Your Introduction To The World Of Brazilian Food
Image Credit: Brazilian cheese bread / Pic

Brazilian gastronomy is a result of many fusions of traditions, food and ingredients that were adapted over a period of time. The cuisine is pretty much adapted accordingly to climate and the geography 

Chef Guto Souza is currently Executive Chef & Partner, Boteco – Restaurante Brasileiro, a newly opened India's first authentic Brazilian restaurant in Bangalore says “Brazilian cuisine is an exuberant mix of native, European and African influences and varies greatly by region, reflecting the country's mix of indigenous and immigrant populations.

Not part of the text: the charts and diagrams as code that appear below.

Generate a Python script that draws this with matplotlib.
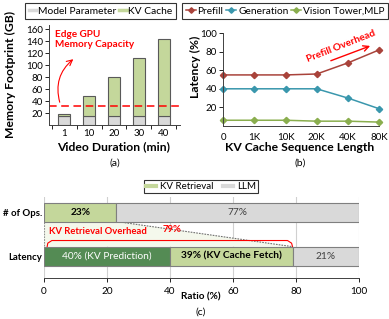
import matplotlib
matplotlib.use("Agg")
import matplotlib.pyplot as plt
from matplotlib.patches import Polygon
from matplotlib.lines import Line2D
import numpy as np

plt.rcParams["font.family"] = ["Lato", "DejaVu Sans"]

# (a) memory footprint
durations = ["1", "10", "20", "30", "40"]
model_param = [15, 15, 15, 15, 15]
kv_cache = [3, 33, 65, 97, 129]
gpu_capacity = 32

# (b) latency breakdown
seq_lens = ["0", "1K", "10K", "20K", "40K", "80K"]
prefill = [55, 55, 55, 56, 68, 82]
generation = [40, 40, 40, 40, 30, 18.5]
vision = [6, 6, 6, 5, 5, 4]

# (c) ratio
ops_kv, ops_llm = 23, 77
lat_pred, lat_fetch, lat_llm = 40, 39, 21

W, H = 389, 319
fig = plt.figure(figsize=(W / 100, H / 100), dpi=100)


def box(l, t, r, b):
    return [l / W, 1 - b / H, (r - l) / W, (b - t) / H]


def fpos(x, y):
    return x / W, 1 - y / H


GREY = "#d9d9d9"
LGREEN = "#c4d79b"
DGREEN = "#548b54"
FS = 7.0
LFS = 8.7

# ---------------- (a)
ax = fig.add_axes(box(49.3, 25, 180, 125.3))
x = np.arange(len(durations))
ax.bar(x, model_param, 0.48, color=GREY, edgecolor="#595959", lw=0.8)
ax.bar(x, kv_cache, 0.48, bottom=model_param, color=LGREEN, edgecolor="#595959", lw=0.8)
ax.axhline(gpu_capacity, color="red", ls=(0, (5, 3)), lw=1.1)
ax.set_xlim(-0.6, 4.65)
ax.set_ylim(0, 167)
ax.set_yticks(range(20, 161, 20))
ax.set_xticks(x)
ax.set_xticklabels(durations)
ax.set_xticks(np.arange(-0.5, 4.6, 1), minor=True)
ax.tick_params(axis="x", which="major", length=0, labelsize=FS, pad=3)
ax.tick_params(axis="x", which="minor", length=3, width=0.6)
ax.tick_params(axis="y", length=3, width=0.6, labelsize=FS, pad=1.5)
for s in ["top", "right"]:
    ax.spines[s].set_visible(False)
for s in ["left", "bottom"]:
    ax.spines[s].set_linewidth(0.7)
    ax.spines[s].set_color("#404040")
ax.text(-0.36, 158, "Edge GPU\nMemory Capacity", color="red", fontsize=7.2,
        fontweight="bold", va="top", ha="left", linespacing=1.1)
ax.annotate("", xy=(0.45, 113), xytext=(-0.15, 34),
            arrowprops=dict(arrowstyle="->", color="red", lw=0.8,
                            connectionstyle="arc3,rad=-0.35"))

fig.text(*fpos(114, 147), "Video Duration (min)", ha="center", va="center",
         fontsize=LFS, fontweight="bold")
fig.text(*fpos(10, 74), "Memory Footprint (GB)", ha="center", va="center",
         fontsize=LFS, fontweight="bold", rotation=90)
fig.text(*fpos(115, 163), "(a)", ha="center", va="center", fontsize=7.5)

leg_kw = dict(frameon=True, fancybox=False, edgecolor="black", borderaxespad=0,
              borderpad=0.35, handletextpad=0.15, columnspacing=0.3)
fig.legend(handles=[Line2D([], [], color=GREY, lw=2.5),
                    Line2D([], [], color=LGREEN, lw=2.5)],
           labels=["Model Parameter", "KV Cache"],
           loc="center left", bbox_to_anchor=fpos(25, 11.3), ncol=2, fontsize=7.35,
           handlelength=0.75, **leg_kw).get_frame().set_linewidth(0.8)

# ---------------- (b)
bx = fig.add_axes(box(223.3, 33.3, 379, 125.8))
xb = np.arange(len(seq_lens))
c_pre, c_gen, c_vis = "#a9433b", "#3a97ad", "#8aae4e"
for vals, c, lab in [(prefill, c_pre, "Prefill"), (generation, c_gen, "Generation"),
                     (vision, c_vis, "Vision Tower,MLP")]:
    bx.plot(xb, vals, color=c, lw=1.1, marker="D", ms=3.2, label=lab, clip_on=False)
bx.set_xlim(0, 5)
bx.set_ylim(0, 100)
bx.set_yticks(range(20, 101, 20))
bx.set_xticks(xb)
bx.set_xticklabels(seq_lens)
bx.tick_params(axis="x", length=0, labelsize=FS, pad=5)
bx.tick_params(axis="y", length=3, width=0.6, labelsize=FS, pad=1.5)
for s in ["top", "right"]:
    bx.spines[s].set_visible(False)
for s in ["left", "bottom"]:
    bx.spines[s].set_linewidth(0.7)
    bx.spines[s].set_color("#404040")
bx.text(3.78, 86.3, "Prefill Overhead", color="red", fontsize=7.2, fontweight="bold",
        rotation=21.5, ha="center", va="center")
bx.annotate("", xy=(4.8, 87.4), xytext=(3.37, 69.3),
            arrowprops=dict(arrowstyle="->", color="red", lw=1.0))

fig.text(*fpos(300, 147), "KV Cache Sequence Length", ha="center", va="center",
         fontsize=LFS, fontweight="bold")
fig.text(*fpos(195, 67), "Latency (%)", ha="center", va="center",
         fontsize=LFS, fontweight="bold", rotation=90)
fig.text(*fpos(300, 163), "(b)", ha="center", va="center", fontsize=7.5)

h = [Line2D([], [], color=c, lw=1.1, marker="D", ms=2.8) for c in (c_pre, c_gen, c_vis)]
fig.legend(handles=h, labels=["Prefill", "Generation", "Vision Tower,MLP"],
           loc="center right", bbox_to_anchor=fpos(388, 11.3), ncol=3, fontsize=7.25,
           handlelength=1.0, **leg_kw).get_frame().set_linewidth(0.8)

# ---------------- (c)
cx = fig.add_axes(box(44, 197, 359, 278.3))
bh = 0.43
cx.set_xlim(0, 100)
cx.set_ylim(-0.5, 1.34)
cx.grid(axis="x", color="#d0d0d0", lw=0.8)
cx.set_axisbelow(True)

top_lat = bh / 2
bot_ops = 1 - bh / 2
cx.add_patch(Polygon([(0, bot_ops), (ops_kv, bot_ops), (lat_pred + lat_fetch, top_lat),
                      (0, top_lat)], closed=True, facecolor="#f4f8ec", edgecolor="none",
                     zorder=1.5))
cx.plot([ops_kv, lat_pred + lat_fetch], [bot_ops, top_lat], color="#707070", lw=0.8,
        ls=(0, (1.5, 1)), zorder=2)
cx.plot([0, 0], [bot_ops, top_lat], color="#909090", lw=0.8, ls=(0, (1.5, 1)), zorder=2)

ec = "#7f7f7f"
cx.barh(1, ops_kv, bh, color=LGREEN, edgecolor=ec, lw=0.8, zorder=3)
cx.barh(1, ops_llm, bh, left=ops_kv, color=GREY, edgecolor=ec, lw=0.8, zorder=3)
cx.barh(0, lat_pred, bh, color=DGREEN, edgecolor=ec, lw=0.8, zorder=3)
cx.barh(0, lat_fetch, bh, left=lat_pred, color=LGREEN, edgecolor=ec, lw=0.8, zorder=3)
cx.barh(0, lat_llm, bh, left=lat_pred + lat_fetch, color=GREY, edgecolor=ec, lw=0.8,
        zorder=3)

tfs = 7.3
cx.text(ops_kv / 2, 1, f"{ops_kv}%", ha="center", va="center", fontsize=tfs,
        fontweight="bold", zorder=4)
cx.text(ops_kv + ops_llm / 2, 1, f"{ops_llm}%", ha="center", va="center", fontsize=tfs,
        color="#404040", zorder=4)
cx.text(lat_pred / 2, 0, f"{lat_pred}% (KV Prediction)", ha="center", va="center",
        fontsize=tfs, color="white", zorder=4)
cx.text(lat_pred + lat_fetch / 2, 0, f"{lat_fetch}% (KV Cache Fetch)", ha="center",
        va="center", fontsize=tfs, fontweight="bold", zorder=4)
cx.text(lat_pred + lat_fetch + lat_llm / 2, 0, f"{lat_llm}%", ha="center", va="center",
        fontsize=tfs, color="#404040", zorder=4)

# red bracket over retrieval latency
yb0, yb1 = top_lat, top_lat + 0.14
bx_pts = [(1.0, yb0), (1.2, yb1 - 0.06), (2.5, yb1), (77.3, yb1), (78.6, yb1 - 0.06),
          (78.9, yb0)]
cx.plot(*zip(*bx_pts), color="red", lw=0.8, zorder=2.5)
cx.text(1.6, 0.55, "KV Retrieval Overhead", color="red", fontsize=6.8, fontweight="bold",
        ha="left", va="center", zorder=4)
cx.text(40.5, 0.6, f"{lat_pred + lat_fetch}%", color="red", fontsize=6.8,
        fontweight="bold", ha="center", va="center", zorder=4)

cx.set_yticks([1, 0])
cx.set_yticklabels(["# of Ops.", "Latency"], fontweight="bold")
cx.set_xticks(range(0, 101, 20))
cx.tick_params(axis="y", length=0, labelsize=6.9, pad=1)
cx.tick_params(axis="x", length=3, width=0.6, labelsize=7.2, pad=3)
for s in ["top", "right", "left"]:
    cx.spines[s].set_visible(False)
cx.spines["bottom"].set_linewidth(0.7)
cx.spines["bottom"].set_color("#404040")

fig.text(*fpos(201, 297), "Ratio (%)", ha="center", va="center", fontsize=7.2,
         fontweight="bold")
fig.text(*fpos(201, 312), "(c)", ha="center", va="center", fontsize=7.5)

fig.legend(handles=[Line2D([], [], color=LGREEN, lw=3),
                    Line2D([], [], color=GREY, lw=3)],
           labels=["KV Retrieval", "LLM"],
           loc="center", bbox_to_anchor=fpos(201, 186.5), ncol=2, fontsize=7.0,
           frameon=True, fancybox=False, edgecolor="black", handlelength=1.0,
           handletextpad=0.4, columnspacing=1.0,
           borderpad=0.25, borderaxespad=0).get_frame().set_linewidth(0.8)

fig.savefig("out.png", dpi=100)
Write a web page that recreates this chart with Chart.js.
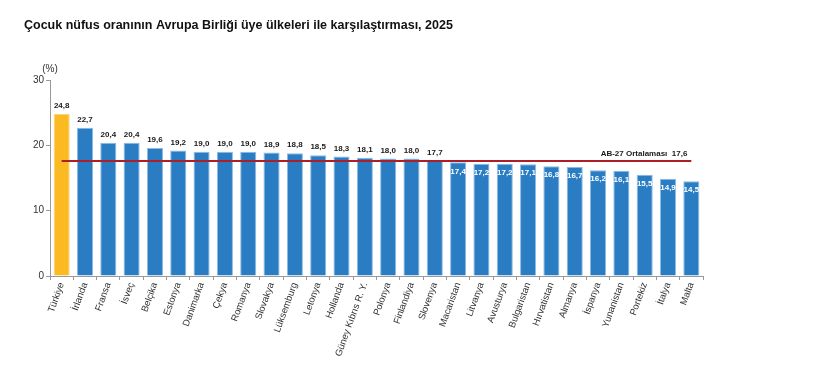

The most distinctive regional cuisines are from the states of Minas Gerais and Bahia. While Minas Gerais cuisine has a strong Portuguese influence, with pork being the preferred meat; Bahian cuisine has more African delicacies. The Brazilian barbecue churrasco originated in the south of Brazil, with beef being the preferred meat, and strong culinary influences from South American countries such as Uruguay and Argentina.  With over 7,000 kms of seacoast skirting the Atlantic Ocean, there is an incredible variety of seafood in their cuisine. While beans and cassava are some common ingredients and accompaniments, freshness of produce is given tremendous importance”

Let's explore some of the dishes from the cuisine

Pão de Queijo- Pronounced pown-deh-kay-zho, these Brazilian cheese bread make for a Brazilian snack. Made from tapioca flour that has been fermented after grinding and cheese, they go great with your coffee, cocktail or beer. They can be served plain or with marinara sauce.

Brazilian cheese bread / Pic

Caipirinha - Pronounced  ky-pee-ree-nyah, this Brazilina cocktail sees the cocktail contains fresh lime juice, sugar and cachaça. A low-ball cocktail Caipirinhas are also drunk with meals. It is said to have been invented it was invented by Brazilian farmers in the 19th century. 

Let's not forget about Cassava! Tapioca is  the key contribution of indigenous Brazilians to the national cuisine and is one of the most versatile ingredients. It is fried, boiled and even used as a base for fish stews, cakes, etc. The possibilities are endless! Ask your server for that extra serving of cassava chips or farofa!

Did you know that Brazilians are not generally used to eating spicy food? For most Brazilians, spice is an acquired taste!